▸ **Problem**
Copy all entries without alteration and skip the pictures they hold.

▸ **Input rows**
** begin **

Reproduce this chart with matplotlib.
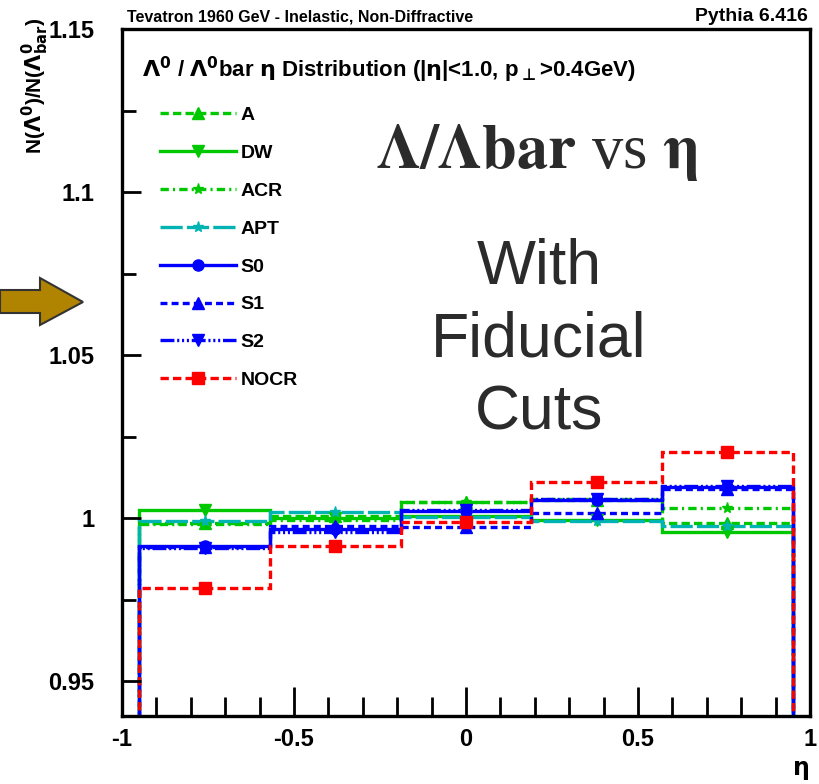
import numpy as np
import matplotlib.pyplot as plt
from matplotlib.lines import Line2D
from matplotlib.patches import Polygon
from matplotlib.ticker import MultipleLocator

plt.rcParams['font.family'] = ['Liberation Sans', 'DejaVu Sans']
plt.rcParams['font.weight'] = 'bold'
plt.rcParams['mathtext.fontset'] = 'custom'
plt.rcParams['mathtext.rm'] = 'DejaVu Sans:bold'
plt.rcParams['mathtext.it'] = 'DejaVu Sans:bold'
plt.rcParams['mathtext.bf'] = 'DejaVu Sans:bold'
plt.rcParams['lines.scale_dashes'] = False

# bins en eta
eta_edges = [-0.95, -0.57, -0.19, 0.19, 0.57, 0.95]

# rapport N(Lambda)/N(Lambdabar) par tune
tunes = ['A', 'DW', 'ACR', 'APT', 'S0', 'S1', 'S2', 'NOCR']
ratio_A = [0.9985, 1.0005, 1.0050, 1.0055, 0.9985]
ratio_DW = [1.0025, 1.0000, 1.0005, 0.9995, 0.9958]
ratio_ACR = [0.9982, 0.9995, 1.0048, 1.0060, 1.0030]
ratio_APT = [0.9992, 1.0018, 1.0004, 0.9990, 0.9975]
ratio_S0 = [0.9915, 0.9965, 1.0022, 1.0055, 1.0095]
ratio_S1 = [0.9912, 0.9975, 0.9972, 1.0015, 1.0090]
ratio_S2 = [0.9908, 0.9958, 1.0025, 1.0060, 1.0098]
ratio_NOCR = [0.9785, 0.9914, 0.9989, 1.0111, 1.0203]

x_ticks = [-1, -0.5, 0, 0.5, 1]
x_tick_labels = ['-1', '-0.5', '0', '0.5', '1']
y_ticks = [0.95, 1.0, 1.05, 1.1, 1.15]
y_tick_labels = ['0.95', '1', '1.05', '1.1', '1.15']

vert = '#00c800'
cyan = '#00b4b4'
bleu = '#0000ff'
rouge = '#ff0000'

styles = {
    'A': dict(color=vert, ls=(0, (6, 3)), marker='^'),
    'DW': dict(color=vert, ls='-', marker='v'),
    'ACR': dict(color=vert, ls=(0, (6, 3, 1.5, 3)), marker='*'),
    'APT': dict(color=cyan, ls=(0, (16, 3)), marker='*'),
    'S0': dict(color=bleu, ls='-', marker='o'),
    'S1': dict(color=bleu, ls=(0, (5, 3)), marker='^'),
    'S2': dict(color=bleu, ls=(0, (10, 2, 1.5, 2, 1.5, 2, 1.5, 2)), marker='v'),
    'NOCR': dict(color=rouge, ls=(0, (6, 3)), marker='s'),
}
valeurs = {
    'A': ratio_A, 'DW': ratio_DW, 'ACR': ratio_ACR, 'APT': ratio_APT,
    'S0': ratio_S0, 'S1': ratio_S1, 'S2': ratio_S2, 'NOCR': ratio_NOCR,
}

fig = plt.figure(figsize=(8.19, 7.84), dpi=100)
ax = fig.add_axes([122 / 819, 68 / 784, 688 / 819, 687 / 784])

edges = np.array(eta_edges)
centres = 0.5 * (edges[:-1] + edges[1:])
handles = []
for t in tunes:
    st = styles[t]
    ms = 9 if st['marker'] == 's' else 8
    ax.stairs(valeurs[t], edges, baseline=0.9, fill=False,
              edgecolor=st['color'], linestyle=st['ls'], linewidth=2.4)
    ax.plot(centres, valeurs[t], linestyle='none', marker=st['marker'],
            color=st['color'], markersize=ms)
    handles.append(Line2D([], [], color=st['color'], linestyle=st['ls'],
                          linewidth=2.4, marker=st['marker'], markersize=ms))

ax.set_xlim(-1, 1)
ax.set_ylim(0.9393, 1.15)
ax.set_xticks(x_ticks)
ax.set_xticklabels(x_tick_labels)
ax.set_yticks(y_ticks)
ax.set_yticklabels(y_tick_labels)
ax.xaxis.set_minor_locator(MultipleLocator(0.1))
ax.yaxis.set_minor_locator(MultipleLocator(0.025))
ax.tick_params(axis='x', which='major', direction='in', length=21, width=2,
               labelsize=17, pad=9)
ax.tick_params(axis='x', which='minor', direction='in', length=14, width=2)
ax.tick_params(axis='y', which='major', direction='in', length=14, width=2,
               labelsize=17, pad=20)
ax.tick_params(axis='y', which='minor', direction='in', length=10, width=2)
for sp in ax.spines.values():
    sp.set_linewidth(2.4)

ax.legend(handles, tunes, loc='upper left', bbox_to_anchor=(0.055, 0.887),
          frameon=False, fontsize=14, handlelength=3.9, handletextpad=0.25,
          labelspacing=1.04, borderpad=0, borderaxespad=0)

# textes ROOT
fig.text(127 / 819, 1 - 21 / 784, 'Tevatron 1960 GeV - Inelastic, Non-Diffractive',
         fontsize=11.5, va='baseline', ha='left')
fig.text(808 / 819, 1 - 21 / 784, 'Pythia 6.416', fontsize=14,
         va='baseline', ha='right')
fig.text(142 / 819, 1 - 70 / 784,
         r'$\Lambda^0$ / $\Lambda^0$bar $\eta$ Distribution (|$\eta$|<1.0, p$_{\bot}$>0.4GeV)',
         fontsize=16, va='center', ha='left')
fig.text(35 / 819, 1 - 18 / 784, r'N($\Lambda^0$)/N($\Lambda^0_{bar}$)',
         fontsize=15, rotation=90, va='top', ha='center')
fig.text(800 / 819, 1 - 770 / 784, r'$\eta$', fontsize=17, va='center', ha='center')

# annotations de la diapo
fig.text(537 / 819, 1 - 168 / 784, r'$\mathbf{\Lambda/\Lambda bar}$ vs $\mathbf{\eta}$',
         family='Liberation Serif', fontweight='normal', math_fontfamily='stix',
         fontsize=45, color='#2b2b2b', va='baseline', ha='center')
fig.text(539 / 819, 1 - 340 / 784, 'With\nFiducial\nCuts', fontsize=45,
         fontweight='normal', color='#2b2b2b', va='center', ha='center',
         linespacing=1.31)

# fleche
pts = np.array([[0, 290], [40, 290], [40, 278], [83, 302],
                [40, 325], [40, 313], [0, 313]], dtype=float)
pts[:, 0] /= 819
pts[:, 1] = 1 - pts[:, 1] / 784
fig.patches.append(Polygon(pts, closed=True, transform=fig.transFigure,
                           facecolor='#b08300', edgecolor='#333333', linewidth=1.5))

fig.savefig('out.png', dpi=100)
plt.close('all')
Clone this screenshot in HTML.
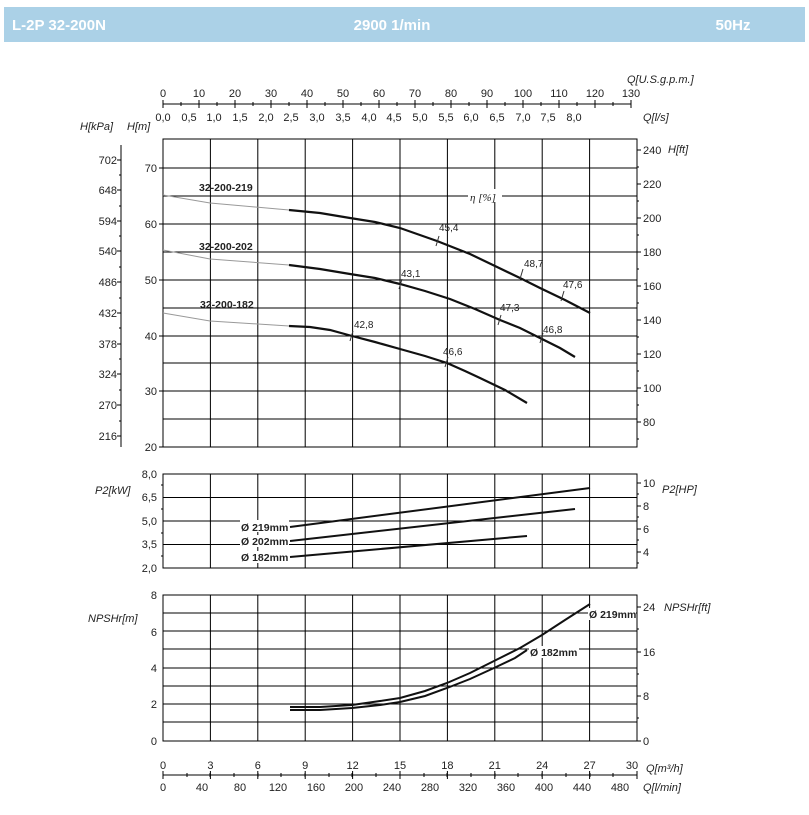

** end **

▸ **Exercise output**
Reproduce this chart with matplotlib.
import numpy as np
import matplotlib.pyplot as plt
from matplotlib.lines import Line2D
from matplotlib.patches import Polygon
from matplotlib.ticker import MultipleLocator

plt.rcParams['font.family'] = ['Liberation Sans', 'DejaVu Sans']
plt.rcParams['font.weight'] = 'bold'
plt.rcParams['mathtext.fontset'] = 'custom'
plt.rcParams['mathtext.rm'] = 'DejaVu Sans:bold'
plt.rcParams['mathtext.it'] = 'DejaVu Sans:bold'
plt.rcParams['mathtext.bf'] = 'DejaVu Sans:bold'
plt.rcParams['lines.scale_dashes'] = False

# bins en eta
eta_edges = [-0.95, -0.57, -0.19, 0.19, 0.57, 0.95]

# rapport N(Lambda)/N(Lambdabar) par tune
tunes = ['A', 'DW', 'ACR', 'APT', 'S0', 'S1', 'S2', 'NOCR']
ratio_A = [0.9985, 1.0005, 1.0050, 1.0055, 0.9985]
ratio_DW = [1.0025, 1.0000, 1.0005, 0.9995, 0.9958]
ratio_ACR = [0.9982, 0.9995, 1.0048, 1.0060, 1.0030]
ratio_APT = [0.9992, 1.0018, 1.0004, 0.9990, 0.9975]
ratio_S0 = [0.9915, 0.9965, 1.0022, 1.0055, 1.0095]
ratio_S1 = [0.9912, 0.9975, 0.9972, 1.0015, 1.0090]
ratio_S2 = [0.9908, 0.9958, 1.0025, 1.0060, 1.0098]
ratio_NOCR = [0.9785, 0.9914, 0.9989, 1.0111, 1.0203]

x_ticks = [-1, -0.5, 0, 0.5, 1]
x_tick_labels = ['-1', '-0.5', '0', '0.5', '1']
y_ticks = [0.95, 1.0, 1.05, 1.1, 1.15]
y_tick_labels = ['0.95', '1', '1.05', '1.1', '1.15']

vert = '#00c800'
cyan = '#00b4b4'
bleu = '#0000ff'
rouge = '#ff0000'

styles = {
    'A': dict(color=vert, ls=(0, (6, 3)), marker='^'),
    'DW': dict(color=vert, ls='-', marker='v'),
    'ACR': dict(color=vert, ls=(0, (6, 3, 1.5, 3)), marker='*'),
    'APT': dict(color=cyan, ls=(0, (16, 3)), marker='*'),
    'S0': dict(color=bleu, ls='-', marker='o'),
    'S1': dict(color=bleu, ls=(0, (5, 3)), marker='^'),
    'S2': dict(color=bleu, ls=(0, (10, 2, 1.5, 2, 1.5, 2, 1.5, 2)), marker='v'),
    'NOCR': dict(color=rouge, ls=(0, (6, 3)), marker='s'),
}
valeurs = {
    'A': ratio_A, 'DW': ratio_DW, 'ACR': ratio_ACR, 'APT': ratio_APT,
    'S0': ratio_S0, 'S1': ratio_S1, 'S2': ratio_S2, 'NOCR': ratio_NOCR,
}

fig = plt.figure(figsize=(8.19, 7.84), dpi=100)
ax = fig.add_axes([122 / 819, 68 / 784, 688 / 819, 687 / 784])

edges = np.array(eta_edges)
centres = 0.5 * (edges[:-1] + edges[1:])
handles = []
for t in tunes:
    st = styles[t]
    ms = 9 if st['marker'] == 's' else 8
    ax.stairs(valeurs[t], edges, baseline=0.9, fill=False,
              edgecolor=st['color'], linestyle=st['ls'], linewidth=2.4)
    ax.plot(centres, valeurs[t], linestyle='none', marker=st['marker'],
            color=st['color'], markersize=ms)
    handles.append(Line2D([], [], color=st['color'], linestyle=st['ls'],
                          linewidth=2.4, marker=st['marker'], markersize=ms))

ax.set_xlim(-1, 1)
ax.set_ylim(0.9393, 1.15)
ax.set_xticks(x_ticks)
ax.set_xticklabels(x_tick_labels)
ax.set_yticks(y_ticks)
ax.set_yticklabels(y_tick_labels)
ax.xaxis.set_minor_locator(MultipleLocator(0.1))
ax.yaxis.set_minor_locator(MultipleLocator(0.025))
ax.tick_params(axis='x', which='major', direction='in', length=21, width=2,
               labelsize=17, pad=9)
ax.tick_params(axis='x', which='minor', direction='in', length=14, width=2)
ax.tick_params(axis='y', which='major', direction='in', length=14, width=2,
               labelsize=17, pad=20)
ax.tick_params(axis='y', which='minor', direction='in', length=10, width=2)
for sp in ax.spines.values():
    sp.set_linewidth(2.4)

ax.legend(handles, tunes, loc='upper left', bbox_to_anchor=(0.055, 0.887),
          frameon=False, fontsize=14, handlelength=3.9, handletextpad=0.25,
          labelspacing=1.04, borderpad=0, borderaxespad=0)

# textes ROOT
fig.text(127 / 819, 1 - 21 / 784, 'Tevatron 1960 GeV - Inelastic, Non-Diffractive',
         fontsize=11.5, va='baseline', ha='left')
fig.text(808 / 819, 1 - 21 / 784, 'Pythia 6.416', fontsize=14,
         va='baseline', ha='right')
fig.text(142 / 819, 1 - 70 / 784,
         r'$\Lambda^0$ / $\Lambda^0$bar $\eta$ Distribution (|$\eta$|<1.0, p$_{\bot}$>0.4GeV)',
         fontsize=16, va='center', ha='left')
fig.text(35 / 819, 1 - 18 / 784, r'N($\Lambda^0$)/N($\Lambda^0_{bar}$)',
         fontsize=15, rotation=90, va='top', ha='center')
fig.text(800 / 819, 1 - 770 / 784, r'$\eta$', fontsize=17, va='center', ha='center')

# annotations de la diapo
fig.text(537 / 819, 1 - 168 / 784, r'$\mathbf{\Lambda/\Lambda bar}$ vs $\mathbf{\eta}$',
         family='Liberation Serif', fontweight='normal', math_fontfamily='stix',
         fontsize=45, color='#2b2b2b', va='baseline', ha='center')
fig.text(539 / 819, 1 - 340 / 784, 'With\nFiducial\nCuts', fontsize=45,
         fontweight='normal', color='#2b2b2b', va='center', ha='center',
         linespacing=1.31)

# fleche
pts = np.array([[0, 290], [40, 290], [40, 278], [83, 302],
                [40, 325], [40, 313], [0, 313]], dtype=float)
pts[:, 0] /= 819
pts[:, 1] = 1 - pts[:, 1] / 784
fig.patches.append(Polygon(pts, closed=True, transform=fig.transFigure,
                           facecolor='#b08300', edgecolor='#333333', linewidth=1.5))

fig.savefig('out.png', dpi=100)
plt.close('all')
Clone this screenshot in HTML.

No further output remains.